• **BRIEF**: Below are records; work out how many of their lines hold the string "script" and give that number alone.

• **RECORDED DATA**:

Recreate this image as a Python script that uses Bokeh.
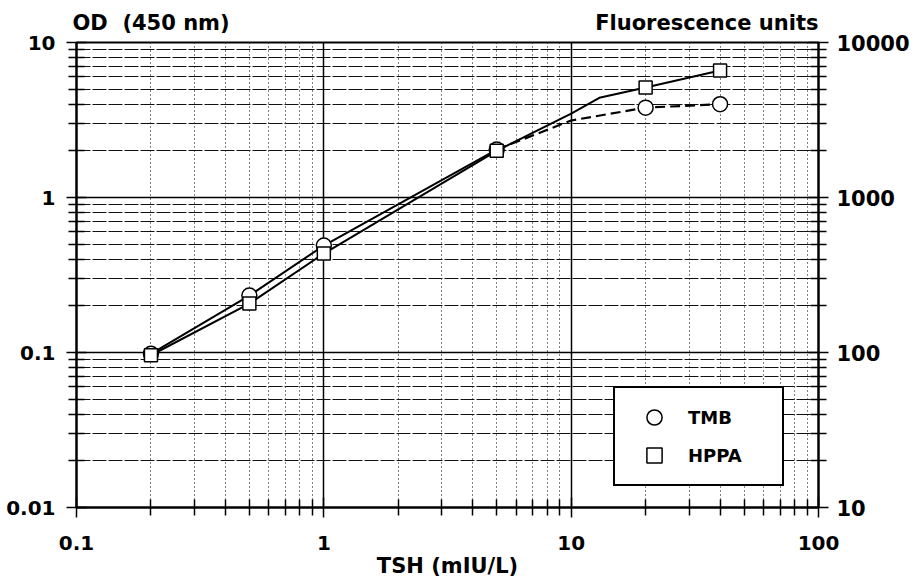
--
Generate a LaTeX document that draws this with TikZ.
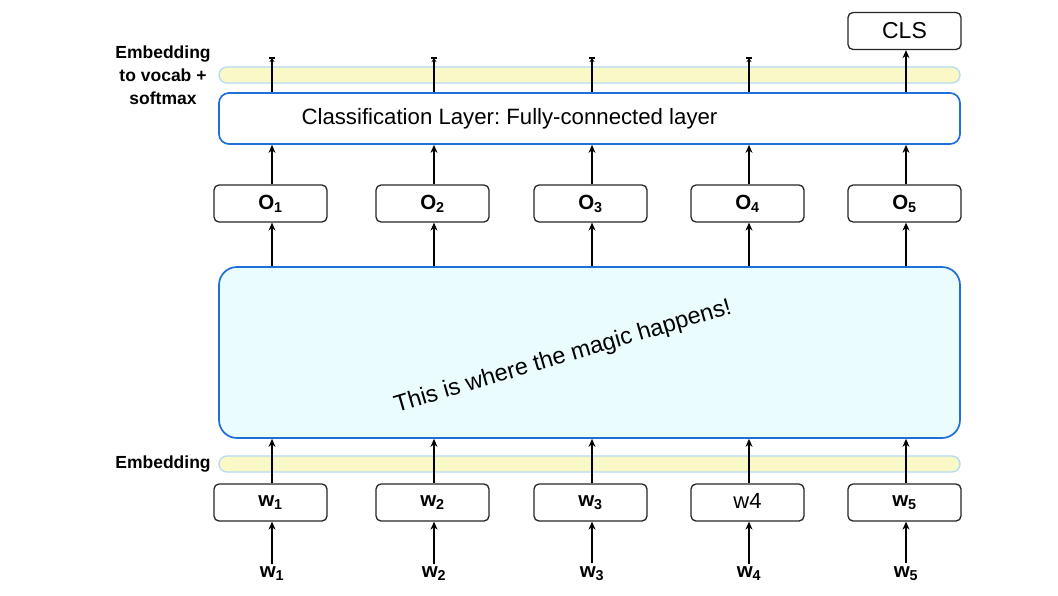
==
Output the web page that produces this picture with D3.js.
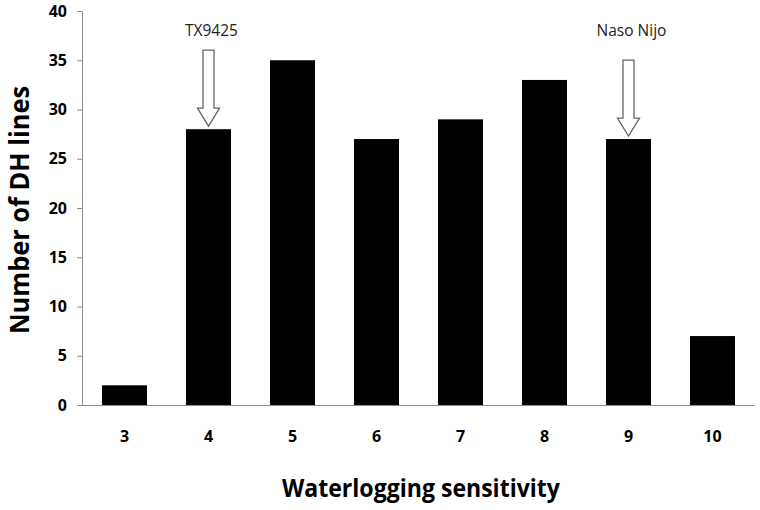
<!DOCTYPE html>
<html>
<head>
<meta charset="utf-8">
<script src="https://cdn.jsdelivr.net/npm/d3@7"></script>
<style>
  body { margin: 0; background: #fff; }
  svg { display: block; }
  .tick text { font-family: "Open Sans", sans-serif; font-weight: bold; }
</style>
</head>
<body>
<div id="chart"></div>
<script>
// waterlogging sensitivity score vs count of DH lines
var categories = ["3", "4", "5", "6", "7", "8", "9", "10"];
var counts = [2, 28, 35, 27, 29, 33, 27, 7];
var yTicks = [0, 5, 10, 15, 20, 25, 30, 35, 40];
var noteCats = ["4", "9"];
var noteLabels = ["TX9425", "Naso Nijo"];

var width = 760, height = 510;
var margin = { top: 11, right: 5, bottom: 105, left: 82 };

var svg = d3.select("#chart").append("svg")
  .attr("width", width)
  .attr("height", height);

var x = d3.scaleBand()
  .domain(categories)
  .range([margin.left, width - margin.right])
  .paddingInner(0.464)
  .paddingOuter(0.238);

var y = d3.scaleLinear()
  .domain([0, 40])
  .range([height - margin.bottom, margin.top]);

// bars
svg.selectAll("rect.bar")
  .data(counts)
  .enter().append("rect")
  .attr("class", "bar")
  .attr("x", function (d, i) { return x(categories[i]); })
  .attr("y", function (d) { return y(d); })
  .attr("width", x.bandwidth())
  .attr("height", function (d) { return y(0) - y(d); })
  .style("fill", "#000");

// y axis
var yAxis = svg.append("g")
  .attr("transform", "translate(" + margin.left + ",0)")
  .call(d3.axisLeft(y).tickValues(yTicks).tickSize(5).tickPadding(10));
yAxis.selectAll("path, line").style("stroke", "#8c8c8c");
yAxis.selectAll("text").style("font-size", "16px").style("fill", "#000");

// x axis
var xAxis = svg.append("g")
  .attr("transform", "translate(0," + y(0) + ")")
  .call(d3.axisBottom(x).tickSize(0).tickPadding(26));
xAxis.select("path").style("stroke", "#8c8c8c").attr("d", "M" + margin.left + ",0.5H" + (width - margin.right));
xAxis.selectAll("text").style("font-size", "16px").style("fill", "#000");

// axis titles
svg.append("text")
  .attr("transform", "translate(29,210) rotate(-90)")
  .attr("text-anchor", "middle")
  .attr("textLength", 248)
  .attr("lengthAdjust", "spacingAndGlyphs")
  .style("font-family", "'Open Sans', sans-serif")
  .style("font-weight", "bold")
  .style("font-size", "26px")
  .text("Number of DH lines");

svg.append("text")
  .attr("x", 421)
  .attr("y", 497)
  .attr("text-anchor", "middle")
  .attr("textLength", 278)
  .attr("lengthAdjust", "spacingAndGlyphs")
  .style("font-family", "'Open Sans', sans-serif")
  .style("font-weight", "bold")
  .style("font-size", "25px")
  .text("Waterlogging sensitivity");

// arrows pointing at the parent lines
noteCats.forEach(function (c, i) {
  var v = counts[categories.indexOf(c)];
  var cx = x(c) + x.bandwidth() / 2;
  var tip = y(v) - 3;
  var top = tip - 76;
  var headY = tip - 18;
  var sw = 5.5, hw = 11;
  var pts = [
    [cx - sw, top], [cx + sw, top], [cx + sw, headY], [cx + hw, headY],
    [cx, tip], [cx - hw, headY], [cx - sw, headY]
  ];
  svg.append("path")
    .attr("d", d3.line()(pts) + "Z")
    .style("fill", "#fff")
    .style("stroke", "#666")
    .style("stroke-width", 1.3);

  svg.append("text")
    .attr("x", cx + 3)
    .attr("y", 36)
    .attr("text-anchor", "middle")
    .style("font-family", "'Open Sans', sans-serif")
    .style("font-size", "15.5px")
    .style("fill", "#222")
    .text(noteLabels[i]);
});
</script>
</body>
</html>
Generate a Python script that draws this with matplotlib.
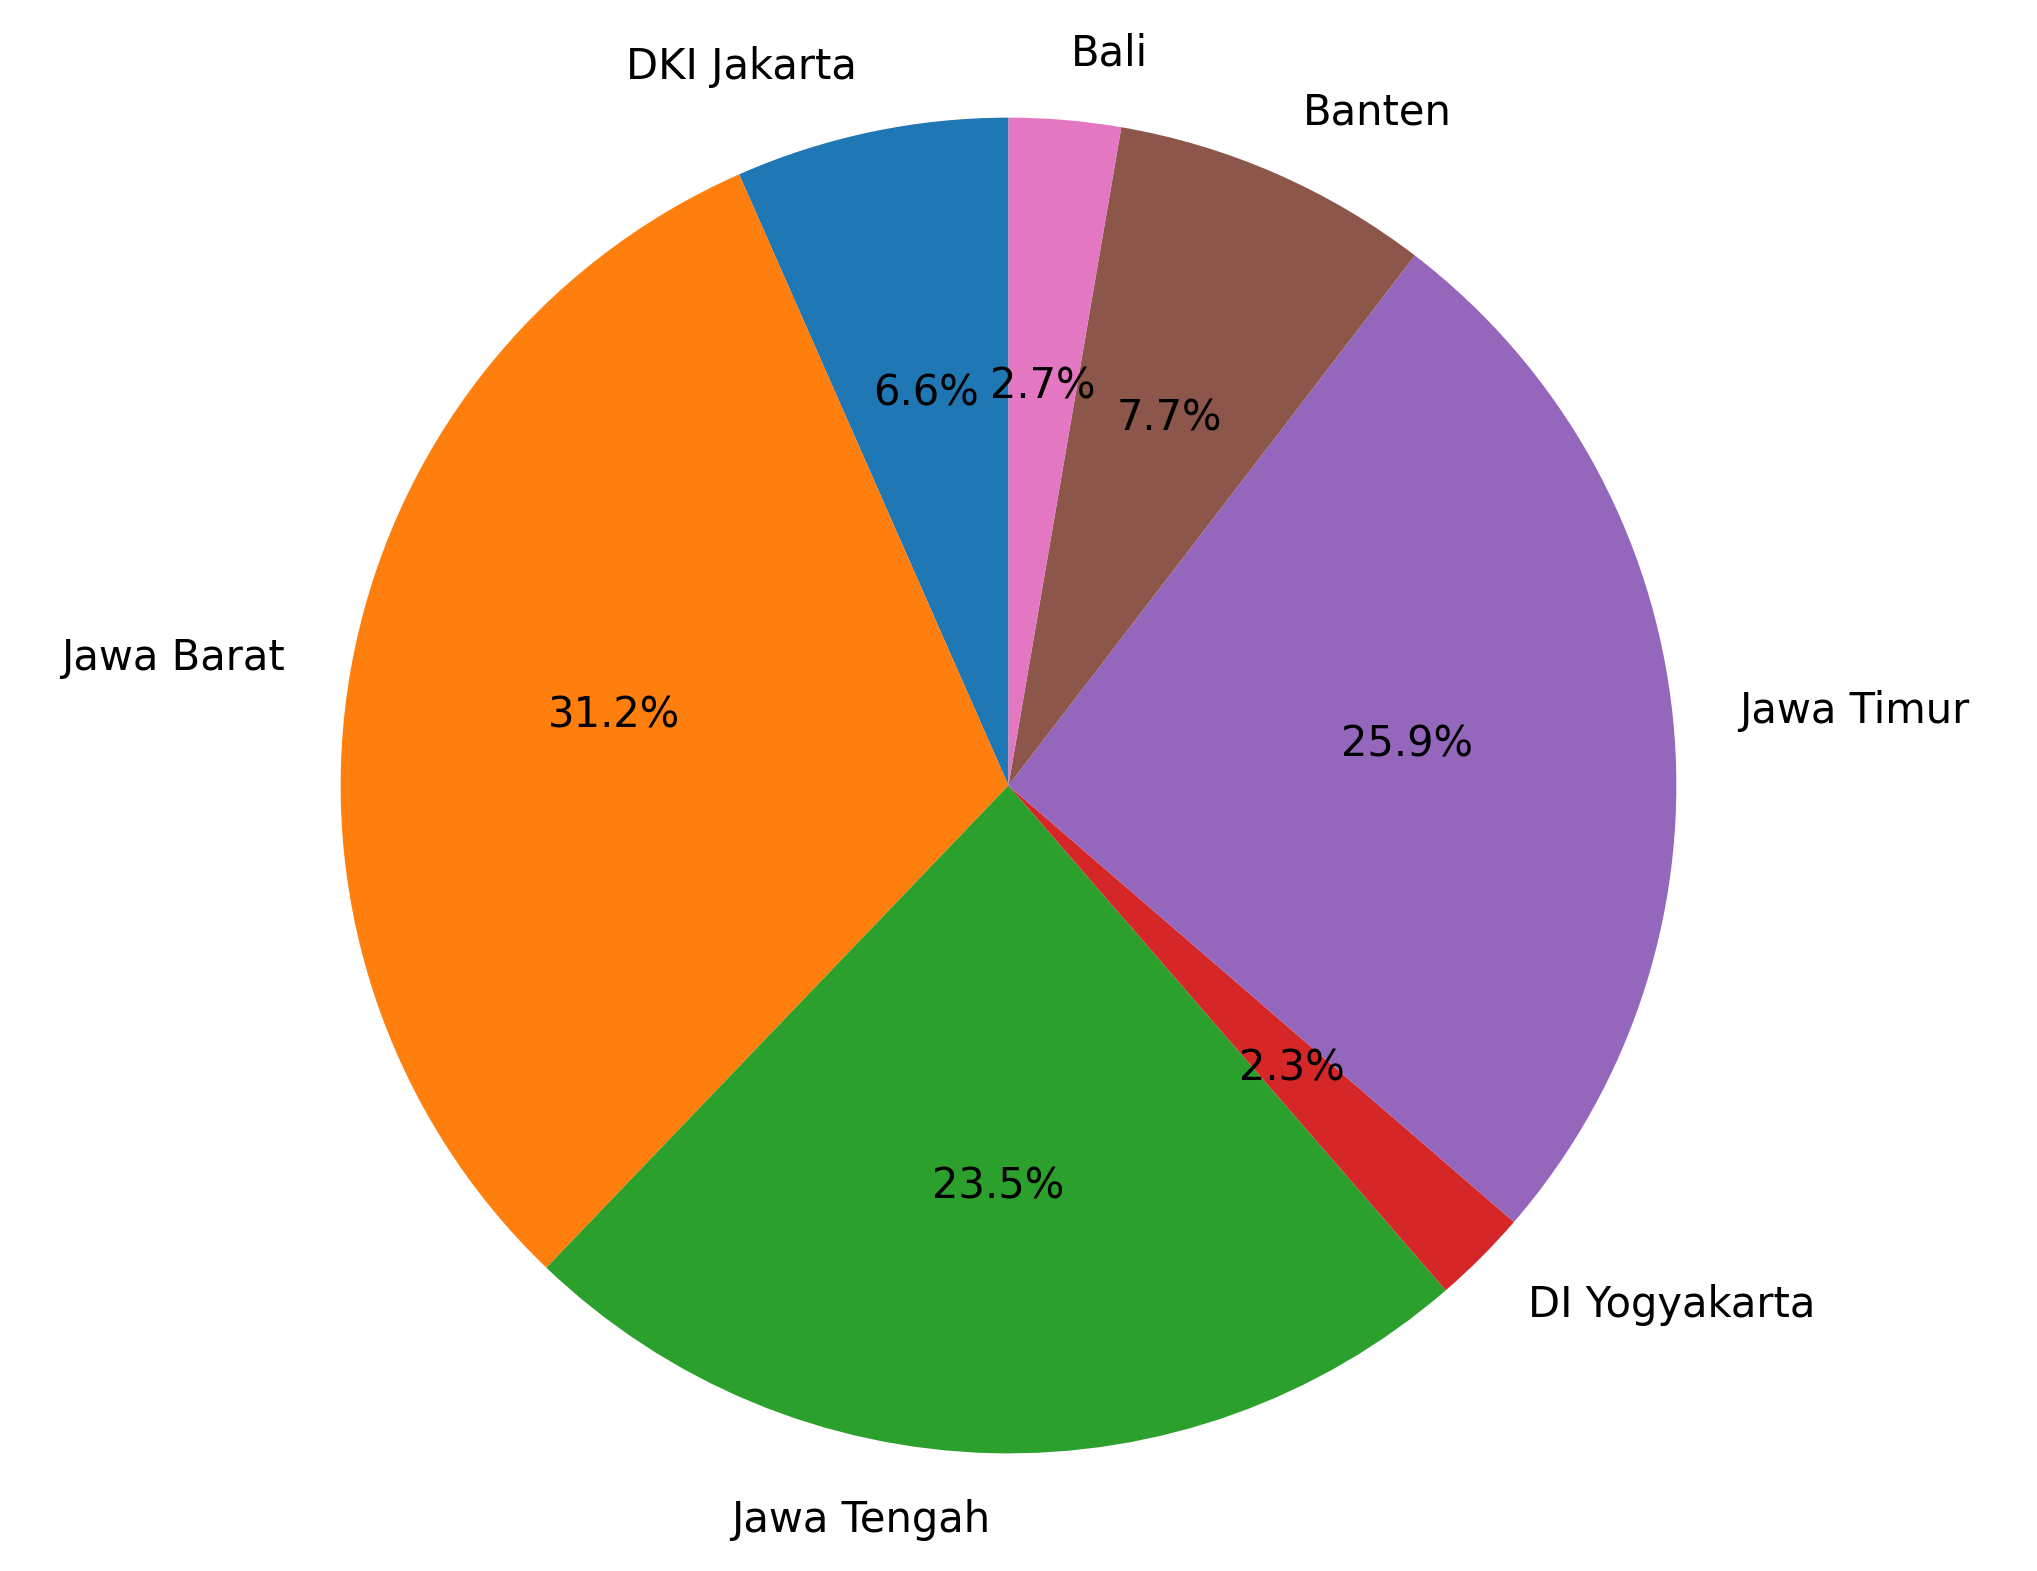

• **FULL ANSWER**: 5